Please understand, I’m not a conservative appraiser. Whatever the housing market’s decision has been, in the form of home sales, I reflect in my reports. However, we’re now about 9 months into this local correction and I’m beginning to think that locals are finally coming to their senses on what they pay for local housing relative to local incomes. There are A LOT of sellers in denial right now, and Hurricane Katrina didn’t help with that at all. It only made it worse. Today, some local Real Estate Agents are hiring me for my Listing Appraisals on their listings that have been on the market for months now, they know are overpriced and they bring me in to show the seller the reality of the local numbers in comparison to sellers perception that their home is worth more.

The chart below doesn’t indicate a huge problem in GBR housing, not like some sour markets in the USA where there’s 3-4 years of supply. However, talk to most appraisers locally and you’ll find that we’re checking “Slow” market for growth or sales and in some subdivision/markets, there’s been such few home sales that it’s become very difficult to complete appraisals for the lack of comps sold within 3 to 6 months, especially under $125,000.

GBRMLS Sales and Inventory From 2007 to 2011 EBRP ASC LIV WBRP

NOTE: Based on information from the Greater Baton Rouge Association of REALTORS®\MLS for the period of August 2010 to July 2011. This information was extracted on 8/10/2011. YES, this appraiser does have the permission of GBRMLS to use the chart above.

These are some of the things I’ve been thinking about in GBR Housing since 2007 and going forward. Are we fairly priced or still way out of balance? Yes, the market is correcting back to some sense of sanity…..finally…..and how many more months or years will it be till we reach equilibrium (sanity) based on local incomes.

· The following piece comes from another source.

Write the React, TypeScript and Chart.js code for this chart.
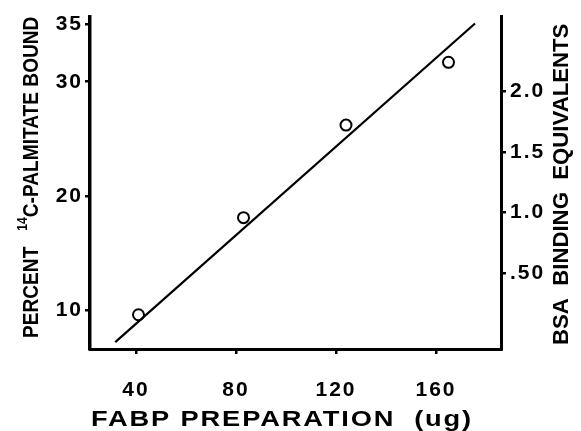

New Homes Are Still Priced High. I still see a local builder and have them say something like, “This market is killing me…when the market coming back?!”. And that builder just doesn’t get it….that the post Hurricane Katrina builder’s market isn’t coming “back” in terms of such exaggerated pricing. The odd thing here is the LHBA (La Home Builders Association) would probably tell you today that we’re too low for their builders to make a decent profit on local home building. What they experienced in 2006-2008 (unsustainable pricing) and expect in the future just wasn’t/isn’t sustainable.

This is why I believe that new TND in Zachary recently announced will take a decade or more to build out because $140/sf to $200/sf just isn’t what local incomes will support and until local builders understand this, they’ll be more developments started and then finished by DSLD Homes. This is also why I believe that new Wyndam Estates development in Denham Springs with 1600sf homes on “tiny lots” in $190’s or $120/sf will also take much, much longer than expected to fill and should be filled with homes in the $150s to $160s. It’s about market economics and local incomes and the local economics, at least outside of Baton Rouge itself, is in favor of DSLD Homes pricing. Those builders and developers that fail to understand local incomes will continue to have their fledgling developments sold to and finished by developers like DSLD Homes after spending millions to break the dirt.